Manu Chao encarna algo profundo y raigal. Por sus venas corre el auténtico sonido de Latinoamérica. Cada acorde, cada letra, lleva consigo la esencia de los ritmos de esta tierra diversa y mezclada. Su música no es solo sonido, sino además un puente entre corazones y culturas.
En una oportunidad escuché a su padre, el escritor y periodista Ramón Chao, contar hace años en la Feria del Libro de La Habana, que en su hogar se oían las canciones de muchos artistas; entre ellos, el cubano Benny Moré, la chilena Violeta Parra y el argentino Atahualpa Yupanki.

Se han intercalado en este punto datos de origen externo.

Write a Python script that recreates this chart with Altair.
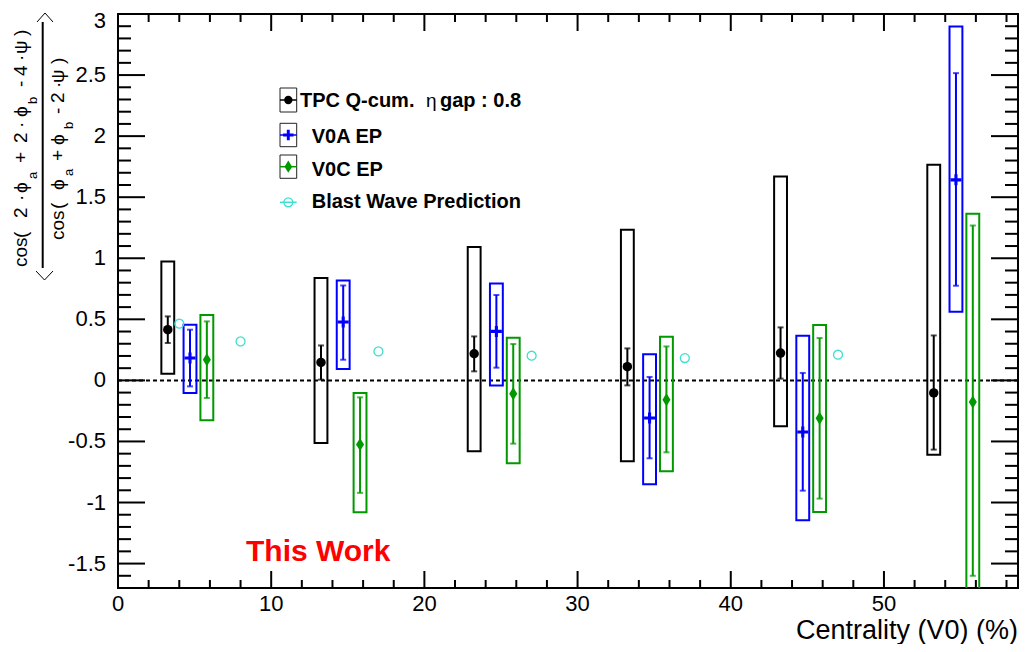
import altair as alt
import pandas as pd
import numpy as np

W, H = 900, 574
XMAX, YMIN, YMAX = 58.75, -1.7, 3.0
FONT = "Liberation Sans"

# ---------------- data ----------------
tpc_x = [3.25, 13.25, 23.25, 33.25, 43.25, 53.25]
tpc_y = [0.415, 0.147, 0.218, 0.112, 0.224, -0.103]
tpc_stat_lo = [0.306, 0.006, 0.074, -0.041, 0.014, -0.567]
tpc_stat_hi = [0.524, 0.286, 0.360, 0.262, 0.434, 0.368]
tpc_sys_lo = [0.055, -0.512, -0.581, -0.663, -0.376, -0.608]
tpc_sys_hi = [0.974, 0.838, 1.092, 1.233, 1.669, 1.765]

v0a_x = [4.7, 14.7, 24.7, 34.7, 44.7, 54.7]
v0a_y = [0.183, 0.478, 0.401, -0.308, -0.422, 1.642]
v0a_stat_lo = [-0.049, 0.169, 0.104, -0.638, -0.903, 0.775]
v0a_stat_hi = [0.415, 0.777, 0.699, 0.028, 0.061, 2.516]
v0a_sys_lo = [-0.103, 0.093, -0.041, -0.851, -1.146, 0.562]
v0a_sys_hi = [0.456, 0.818, 0.794, 0.213, 0.366, 2.897]

v0c_x = [5.8, 15.8, 25.8, 35.8, 45.8, 55.8]
v0c_y = [0.169, -0.526, -0.109, -0.158, -0.311, -0.177]
v0c_stat_lo = [-0.144, -0.921, -0.518, -0.589, -0.968, -1.60]
v0c_stat_hi = [0.483, -0.139, 0.298, 0.278, 0.347, 1.268]
v0c_sys_lo = [-0.327, -1.080, -0.679, -0.745, -1.077, -1.75]
v0c_sys_hi = [0.535, -0.103, 0.349, 0.358, 0.453, 1.364]

bw_x = [4, 8, 17, 27, 37, 47]
bw_y = [0.464, 0.319, 0.237, 0.202, 0.183, 0.210]

y_major = [-1.5, -1.0, -0.5, 0.0, 0.5, 1.0, 1.5, 2.0, 2.5, 3.0]
y_labels = ["-1.5", "-1", "-0.5", "0", "0.5", "1", "1.5", "2", "2.5", "3"]
y_minor = [round(v, 1) for v in np.arange(-1.7, 3.001, 0.1)
           if all(abs(round(v, 1) - m) > 1e-6 for m in y_major)]
x_major = [0, 10, 20, 30, 40, 50]
x_labels = ["0", "10", "20", "30", "40", "50"]
x_minor = [v for v in range(2, 59, 2) if v % 10 != 0]

HALF = 0.42  # half width of systematic boxes (x units)

xs = alt.Scale(domain=[0, XMAX], nice=False, zero=False)
ys = alt.Scale(domain=[YMIN, YMAX], nice=False, zero=False)

BLACK, BLUE, GREEN, CYAN, RED = "#000000", "#0000ff", "#009900", "#3ddfd0", "#ff0000"

one = pd.DataFrame({"k": [0]})


def series_df(x, y, slo, shi, blo, bhi):
    return pd.DataFrame({
        "x": x, "y": y, "slo": slo, "shi": shi,
        "xl": [v - HALF for v in x], "xr": [v + HALF for v in x],
        "blo": blo, "bhi": bhi,
    })


DIAMOND = "M0,-1L0.62,0L0,1L-0.62,0Z"
PLUS = ("M-1,-0.28L-0.28,-0.28L-0.28,-1L0.28,-1L0.28,-0.28L1,-0.28L1,0.28"
        "L0.28,0.28L0.28,1L-0.28,1L-0.28,0.28L-1,0.28Z")

layers = []


def series_layers(df, color, shape, size, box_w=2, err_w=2):
    base = alt.Chart(df)
    out = []
    out.append(base.mark_rect(fillOpacity=0, stroke=color, strokeWidth=box_w, clip=True).encode(
        x=alt.X("xl:Q", scale=xs, axis=None), x2="xr:Q",
        y=alt.Y("blo:Q", scale=ys, axis=None), y2="bhi:Q"))
    out.append(base.mark_rule(color=color, strokeWidth=err_w, clip=True).encode(
        x=alt.X("x:Q", scale=xs, axis=None),
        y=alt.Y("slo:Q", scale=ys, axis=None), y2="shi:Q"))
    for f in ["slo", "shi"]:
        out.append(base.mark_tick(color=color, orient="horizontal", size=6, thickness=2, clip=True).encode(
            x=alt.X("x:Q", scale=xs, axis=None),
            y=alt.Y(f + ":Q", scale=ys, axis=None)))
    out.append(base.mark_point(shape=shape, filled=True, color=color, size=size, opacity=1).encode(
        x=alt.X("x:Q", scale=xs, axis=None),
        y=alt.Y("y:Q", scale=ys, axis=None)))
    return out


# ---------------- ticks & tick labels ----------------
ymaj = pd.DataFrame({"v": y_major, "lab": y_labels})
ymin_ = pd.DataFrame({"v": y_minor})
xmaj = pd.DataFrame({"v": x_major, "lab": x_labels})
xmin_ = pd.DataFrame({"v": x_minor})

for x0, x1 in [(0, 27), (W - 27, W)]:
    layers.append(alt.Chart(ymaj).mark_rule(color=BLACK, strokeWidth=2).encode(
        y=alt.Y("v:Q", scale=ys, axis=None), x=alt.value(x0), x2=alt.value(x1)))
for x0, x1 in [(0, 13), (W - 13, W)]:
    layers.append(alt.Chart(ymin_).mark_rule(color=BLACK, strokeWidth=2).encode(
        y=alt.Y("v:Q", scale=ys, axis=None), x=alt.value(x0), x2=alt.value(x1)))
for y0, y1 in [(H, H - 17), (0, 17)]:
    layers.append(alt.Chart(xmaj).mark_rule(color=BLACK, strokeWidth=2).encode(
        x=alt.X("v:Q", scale=xs, axis=None), y=alt.value(y0), y2=alt.value(y1)))
for y0, y1 in [(H, H - 8), (0, 8)]:
    layers.append(alt.Chart(xmin_).mark_rule(color=BLACK, strokeWidth=2).encode(
        x=alt.X("v:Q", scale=xs, axis=None), y=alt.value(y0), y2=alt.value(y1)))

# y tick labels (the top one placed by its baseline so it stays inside the page)
layers.append(alt.Chart(ymaj[ymaj["v"] < 3]).mark_text(align="right", baseline="middle", font=FONT,
                                                       fontSize=22, color=BLACK).encode(
    y=alt.Y("v:Q", scale=ys, axis=None), x=alt.value(-12), text="lab:N"))
layers.append(alt.Chart(ymaj[ymaj["v"] >= 3]).mark_text(align="right", baseline="alphabetic", font=FONT,
                                                        fontSize=22, color=BLACK, dy=14).encode(
    y=alt.Y("v:Q", scale=ys, axis=None), x=alt.value(-12), text="lab:N"))
layers.append(alt.Chart(xmaj).mark_text(align="center", baseline="middle", font=FONT,
                                        fontSize=22, color=BLACK).encode(
    x=alt.X("v:Q", scale=xs, axis=None), y=alt.value(H + 15.5), text="lab:N"))

# zero dashed line
layers.append(alt.Chart(pd.DataFrame({"v": [0.0]})).mark_rule(
    color=BLACK, strokeWidth=2, strokeDash=[4, 3]).encode(
    y=alt.Y("v:Q", scale=ys, axis=None), x=alt.value(0), x2=alt.value(W)))

# ---------------- data series ----------------
layers += series_layers(series_df(tpc_x, tpc_y, tpc_stat_lo, tpc_stat_hi, tpc_sys_lo, tpc_sys_hi),
                        BLACK, "circle", 90)
layers += series_layers(series_df(v0a_x, v0a_y, v0a_stat_lo, v0a_stat_hi, v0a_sys_lo, v0a_sys_hi),
                        BLUE, PLUS, 121)
layers += series_layers(series_df(v0c_x, v0c_y, v0c_stat_lo, v0c_stat_hi, v0c_sys_lo, v0c_sys_hi),
                        GREEN, DIAMOND, 169)

layers.append(alt.Chart(pd.DataFrame({"x": bw_x, "y": bw_y})).mark_point(
    shape="circle", filled=False, color=CYAN, strokeWidth=1.3, size=80, opacity=1).encode(
    x=alt.X("x:Q", scale=xs, axis=None), y=alt.Y("y:Q", scale=ys, axis=None)))


# ---------------- legend ----------------
def txt(text, x, y, size=20, weight="bold", color=BLACK, align="left", angle=None,
        baseline="alphabetic", font=FONT):
    kw = dict(text=text, align=align, baseline=baseline, font=font, fontSize=size,
              fontWeight=weight, color=color)
    if angle is not None:
        kw["angle"] = angle
    return alt.Chart(one).mark_text(**kw).encode(x=alt.value(x), y=alt.value(y))


LX0, LX1, LXC = 162, 178.7, 170.3
legend_rows = [  # (box top, box bottom, marker y)
    (74, 98, 86), (109.3, 132.7, 121), (141, 164.3, 152.7), (None, None, 188.3)]
leg_colors = [BLACK, BLUE, GREEN, CYAN]
leg_shapes = ["circle", PLUS, DIAMOND, "circle"]
leg_sizes = [70, 110, 150, 80]
for (t, b, m), c, s, z in zip(legend_rows, leg_colors, leg_shapes, leg_sizes):
    if t is not None:
        layers.append(alt.Chart(one).mark_rect(fillOpacity=0, stroke="#222222", strokeWidth=1).encode(
            x=alt.value(LX0), x2=alt.value(LX1), y=alt.value(t), y2=alt.value(b)))
    layers.append(alt.Chart(one).mark_rule(color=c, strokeWidth=1.5).encode(
        x=alt.value(LX0), x2=alt.value(LX1), y=alt.value(m)))
    filled = c != CYAN
    layers.append(alt.Chart(one).mark_point(shape=s, filled=filled, color=c, size=z, opacity=1,
                                            strokeWidth=1.3).encode(
        x=alt.value(LXC), y=alt.value(m)))

layers.append(txt("TPC Q-cum.", 182, 93))
layers.append(txt("η", 308, 93, size=19, weight="normal"))
layers.append(txt("gap : 0.8", 322, 93))
layers.append(txt("V0A EP", 193.7, 129.3))
layers.append(txt("V0C EP", 193.7, 161.7))
layers.append(txt("Blast Wave Prediction", 193.7, 194.3))

# "This Work"
layers.append(txt("This Work", 128, 547, size=30, color=RED))

# x title
layers.append(txt("Centrality (V0) (%)", W, 625, size=27, weight="normal", align="right"))

# ---------------- y title (rotated fraction, ROOT TLatex style) ----------------
OX, OY = 118, 14  # image pixel -> plot pixel offset
NB, NS, DB, DS = 27, 37, 64, 73  # baselines (image x) for numerator / subscripts / denominator
num_tok = ["cos", "(", "2", "·", "ϕ", "+", "2", "·", "ϕ", "-", "4", "·", "ψ", ")"]
num_pos = [267, 238, 218, 201, 193, 163, 143, 128, 117, 87, 76, 61, 54, 36]
num_sub = ["a", "b"]
num_sub_pos = [179, 104]
den_tok = ["cos", "(", "ϕ", "+", "ϕ", "-", "2", "·", "ψ", ")"]
den_pos = [240, 209, 190, 161, 145, 114, 103, 88, 83, 64]
den_sub = ["a", "b"]
den_sub_pos = [176, 129]

tok = pd.DataFrame({
    "t": num_tok + den_tok,
    "px": [NB - OX] * len(num_tok) + [DB - OX] * len(den_tok),
    "py": [p - OY for p in num_pos + den_pos],
})
sub = pd.DataFrame({
    "t": num_sub + den_sub,
    "px": [NS - OX] * 2 + [DS - OX] * 2,
    "py": [p - OY for p in num_sub_pos + den_sub_pos],
})
layers.append(alt.Chart(tok).mark_text(angle=270, align="left", baseline="alphabetic",
                                       font=FONT, fontSize=19, color=BLACK).encode(
    x=alt.X("px:Q", scale=None, axis=None), y=alt.Y("py:Q", scale=None, axis=None), text="t:N"))
layers.append(alt.Chart(sub).mark_text(angle=270, align="left", baseline="alphabetic",
                                       font=FONT, fontSize=13, color=BLACK).encode(
    x=alt.X("px:Q", scale=None, axis=None), y=alt.Y("py:Q", scale=None, axis=None), text="t:N"))
# fraction bar
layers.append(alt.Chart(one).mark_rule(color=BLACK, strokeWidth=2).encode(
    x=alt.value(42.7 - OX), y=alt.value(22 - OY), y2=alt.value(268 - OY)))
# angle brackets drawn as thin chevrons
br = pd.DataFrame({
    "g": ["b", "b", "b", "t", "t", "t"],
    "o": [0, 1, 2, 0, 1, 2],
    "px": [p - OX for p in [36, 44.5, 53, 37, 45, 53]],
    "py": [p - OY for p in [271, 280, 271, 22, 13, 22]],
})
layers.append(alt.Chart(br).mark_line(color=BLACK, strokeWidth=1).encode(
    x=alt.X("px:Q", scale=None, axis=None), y=alt.Y("py:Q", scale=None, axis=None),
    detail="g:N", order="o:Q"))

chart = alt.layer(*layers).properties(
    width=W, height=H,
    autosize=alt.AutoSizeParams(type="none"),
    padding={"left": 110, "top": 6, "right": 5, "bottom": 56},
    background="white",
).configure_view(stroke=BLACK, strokeWidth=2)

chart.save("out.html", embed_options={"renderer": "svg", "actions": False})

En el prólogo de su libro Un tren de hielo y fuego, profundiza en este aspecto, revelando que una de las primeras piezas que Manu aprendió a tocar en la guitarra fue una composición del cubano Leo Brouwer.

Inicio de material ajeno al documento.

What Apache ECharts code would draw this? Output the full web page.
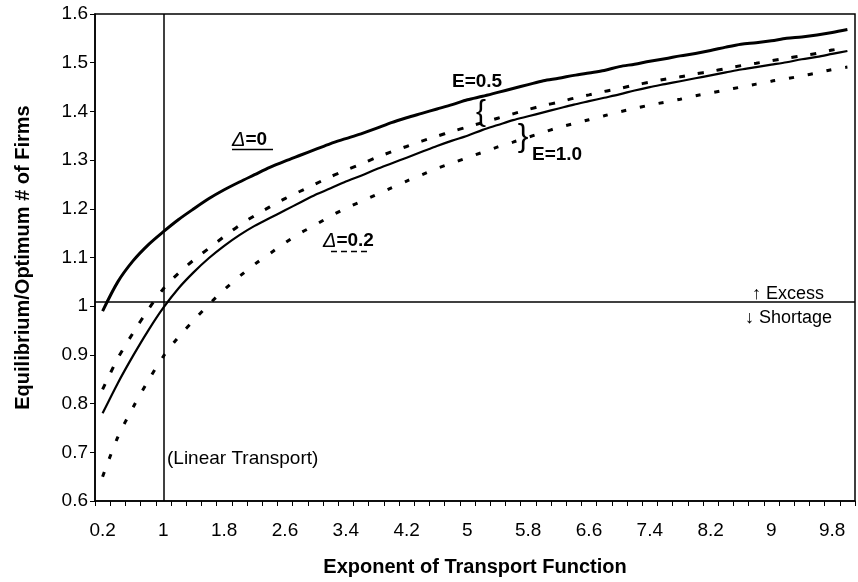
<!DOCTYPE html>
<html>
<head>
<meta charset="utf-8">
<script src="https://cdn.jsdelivr.net/npm/echarts@6/dist/echarts.min.js"></script>
<style>
html,body{margin:0;padding:0;background:#fff;}
#chart{width:858px;height:582px;}
</style>
</head>
<body>
<div id="chart"></div>
<script>
// Exponent of transport function (category axis)
const categories = ['0.2','0.4','0.6','0.8','1','1.2','1.4','1.6','1.8','2',
  '2.2','2.4','2.6','2.8','3','3.2','3.4','3.6','3.8','4',
  '4.2','4.4','4.6','4.8','5','5.2','5.4','5.6','5.8','6',
  '6.2','6.4','6.6','6.8','7','7.2','7.4','7.6','7.8','8',
  '8.2','8.4','8.6','8.8','9','9.2','9.4','9.6','9.8','10'];

// Δ=0, E=0.5 (thick solid)
const delta0_E05 = [0.99,1.050,1.093,1.126,1.153,1.178,1.200,1.221,1.239,1.255,
  1.270,1.285,1.298,1.310,1.322,1.334,1.344,1.354,1.365,1.377,
  1.387,1.396,1.405,1.414,1.424,1.431,1.439,1.447,1.455,1.463,
  1.468,1.474,1.479,1.484,1.492,1.497,1.503,1.508,1.514,1.519,
  1.525,1.532,1.538,1.541,1.545,1.550,1.553,1.557,1.562,1.568];

// Δ=0, E=1.0 (thin solid)
const delta0_E10 = [0.78,0.842,0.898,0.950,0.997,1.037,1.070,1.099,1.124,1.146,
  1.165,1.181,1.197,1.213,1.229,1.242,1.256,1.268,1.281,1.293,
  1.305,1.317,1.329,1.340,1.350,1.362,1.372,1.382,1.390,1.398,
  1.406,1.414,1.421,1.428,1.435,1.443,1.450,1.456,1.462,1.468,
  1.474,1.480,1.486,1.491,1.496,1.501,1.507,1.512,1.518,1.524];

// Δ=0.2, E=0.5 (dashed)
const delta02_E05 = [0.829,0.893,0.945,0.993,1.036,1.068,1.095,1.119,1.143,1.166,
  1.186,1.204,1.221,1.236,1.251,1.266,1.279,1.292,1.305,1.317,
  1.328,1.339,1.349,1.359,1.368,1.377,1.386,1.395,1.404,1.412,
  1.419,1.427,1.434,1.441,1.447,1.454,1.460,1.466,1.471,1.477,
  1.482,1.488,1.494,1.499,1.504,1.509,1.514,1.519,1.526,1.531];

// Δ=0.2, E=1.0 (dotted)
const delta02_E10 = [0.650,0.731,0.792,0.847,0.897,0.937,0.971,1.004,1.034,1.061,
  1.086,1.108,1.130,1.150,1.167,1.185,1.201,1.215,1.229,1.243,
  1.257,1.270,1.283,1.294,1.305,1.316,1.327,1.337,1.347,1.357,
  1.367,1.375,1.383,1.391,1.399,1.406,1.413,1.419,1.425,1.432,
  1.438,1.444,1.450,1.456,1.462,1.467,1.473,1.479,1.486,1.491];

const yMin = 0.6, yMax = 1.6, yStep = 0.1;
const excessLevel = 1.012;          // excess / shortage divider
const linearTransportCategory = '1'; // vertical reference line

const FONT = '"Liberation Sans", Arial, Helvetica, sans-serif';

const chart = echarts.init(document.getElementById('chart'), null, {renderer: 'canvas'});

function lineSeries(name, data, width, type) {
  return {
    name: name, type: 'line', data: data,
    symbol: 'none', smooth: 0.3, animation: false,
    lineStyle: {color: '#000', width: width, type: type, cap: 'butt'},
    z: 3
  };
}

const s1 = lineSeries('Δ=0, E=0.5', delta0_E05, 3, 'solid');
s1.markLine = {
  silent: true, symbol: 'none', animation: false,
  label: {show: false},
  lineStyle: {color: '#000', width: 1.5, type: 'solid'},
  data: [{yAxis: excessLevel}, {xAxis: linearTransportCategory}]
};

const option = {
  backgroundColor: '#fff',
  animation: false,
  grid: {left: 95, right: 3, top: 14, bottom: 78, show: true, borderColor: '#000', borderWidth: 1.5},
  xAxis: {
    type: 'category', data: categories, boundaryGap: true,
    name: 'Exponent of Transport Function', nameLocation: 'middle', nameGap: 56,
    nameTextStyle: {fontFamily: FONT, fontWeight: 'bold', fontSize: 20, color: '#000'},
    axisLine: {lineStyle: {color: '#000', width: 1.5}},
    axisTick: {show: true, interval: 0, length: 5, lineStyle: {color: '#000', width: 1}},
    axisLabel: {interval: 3, color: '#000', fontFamily: FONT, fontSize: 19, margin: 20},
    splitLine: {show: false}
  },
  yAxis: {
    type: 'value', min: yMin, max: yMax, interval: yStep,
    name: 'Equilibrium/Optimum # of Firms', nameLocation: 'middle', nameGap: 62,
    nameTextStyle: {fontFamily: FONT, fontWeight: 'bold', fontSize: 20, color: '#000'},
    axisLine: {show: true, lineStyle: {color: '#000', width: 1.5}},
    axisTick: {show: true, length: 5, lineStyle: {color: '#000', width: 1}},
    axisLabel: {color: '#000', fontFamily: FONT, fontSize: 19, margin: 7,
      formatter: v => String(Math.round(v * 10) / 10)},
    splitLine: {show: false}
  },
  series: [
    s1,
    lineSeries('Δ=0, E=1.0', delta0_E10, 2.2, 'solid'),
    lineSeries('Δ=0.2, E=0.5', delta02_E05, 3, [6, 13]),
    lineSeries('Δ=0.2, E=1.0', delta02_E10, 3, [5, 14])
  ],
  graphic: {elements: [
    {type: 'text', x: 232, y: 140, z: 10, style: {
      text: '{d|Δ}{n|=0}', verticalAlign: 'middle', align: 'left',
      rich: {d: {fontFamily: FONT, fontStyle: 'italic', fontSize: 20, fill: '#000'},
             n: {fontFamily: FONT, fontWeight: 'bold', fontSize: 19, fill: '#000'}}}},
    {type: 'line', z: 10, shape: {x1: 232, y1: 149.5, x2: 273, y2: 149.5}, style: {stroke: '#000', lineWidth: 1.5}},
    {type: 'text', x: 323, y: 241, z: 10, style: {
      text: '{d|Δ}{n|=0.2}', verticalAlign: 'middle', align: 'left',
      rich: {d: {fontFamily: FONT, fontStyle: 'italic', fontSize: 20, fill: '#000'},
             n: {fontFamily: FONT, fontWeight: 'bold', fontSize: 19, fill: '#000'}}}},
    {type: 'line', z: 10, shape: {x1: 331, y1: 251.5, x2: 368, y2: 251.5}, style: {stroke: '#000', lineWidth: 1.5, lineDash: [6, 4]}},
    {type: 'text', x: 452, y: 82, z: 10, style: {text: 'E=0.5', fontFamily: FONT, fontWeight: 'bold', fontSize: 19, fill: '#000', verticalAlign: 'middle', align: 'left'}},
    {type: 'text', x: 532, y: 155, z: 10, style: {text: 'E=1.0', fontFamily: FONT, fontWeight: 'bold', fontSize: 19, fill: '#000', verticalAlign: 'middle', align: 'left'}},
    {type: 'text', x: 481, y: 113, z: 10, style: {text: '{', fontFamily: FONT, fontSize: 30, fill: '#000', verticalAlign: 'middle', align: 'center'}},
    {type: 'text', x: 523, y: 137, z: 10, style: {text: '}', fontFamily: FONT, fontSize: 32, fill: '#000', verticalAlign: 'middle', align: 'center'}},
    {type: 'text', x: 752, y: 294, z: 10, style: {text: '↑ Excess', fontFamily: FONT, fontSize: 18, fill: '#000', verticalAlign: 'middle', align: 'left'}},
    {type: 'text', x: 745, y: 318, z: 10, style: {text: '↓ Shortage', fontFamily: FONT, fontSize: 18, fill: '#000', verticalAlign: 'middle', align: 'left'}},
    {type: 'text', x: 167, y: 459, z: 10, style: {text: '(Linear Transport)', fontFamily: FONT, fontSize: 19, fill: '#000', verticalAlign: 'middle', align: 'left'}}
  ]}
};

chart.setOption(option);
</script>
</body>
</html>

En otro encuentro casual, esta vez fuera de los escenarios, tuve la oportunidad de conversar con Manu. Compartí con él lo que su padre había contado y él no solo lo confirmó, sino que añadió detalles. Comentó que sus primeros instrumentos musicales de percusión los recibió a los 5 años, regalados por el escritor cubano Alejo Carpentier. Además, reveló que una de sus canciones favoritas era “Ay, mamá Inés” de Bola de Nieve. Solía cantarla desde pequeño.
Ahora, en Buenos Aires, salta de su repertorio y se da el gusto de interpretar “Huelga de amores”, tema de la banda argentina de rock Divididos. Lo hace en una versión con tintes flamencos y el público se entrega.
Por supuesto, en las jornadas en el Obras no faltaron hitazos como “Clandestino”, “El viento”, “Bienvenido a Tijuana”, “Me gustas tu” y “Minha galera”.
A la salida, ya medianoche, cuando se apagaron las luces y bajó el telón, por la calle seguía la fiesta. En una parada de bus me crucé con un grupo de jóvenes que cantaba a viva voz: “Solo voy con mi pena, sola va mi condena. Correr es mi destino para burlar la ley…”.
En medio de divisiones y distancia entre la gente, sus canciones, su música y la atmósfera que se crea en torno a esta, demuestran cómo el arte puede, aunque sea por una noche, hacernos cantar en un único y gran coro.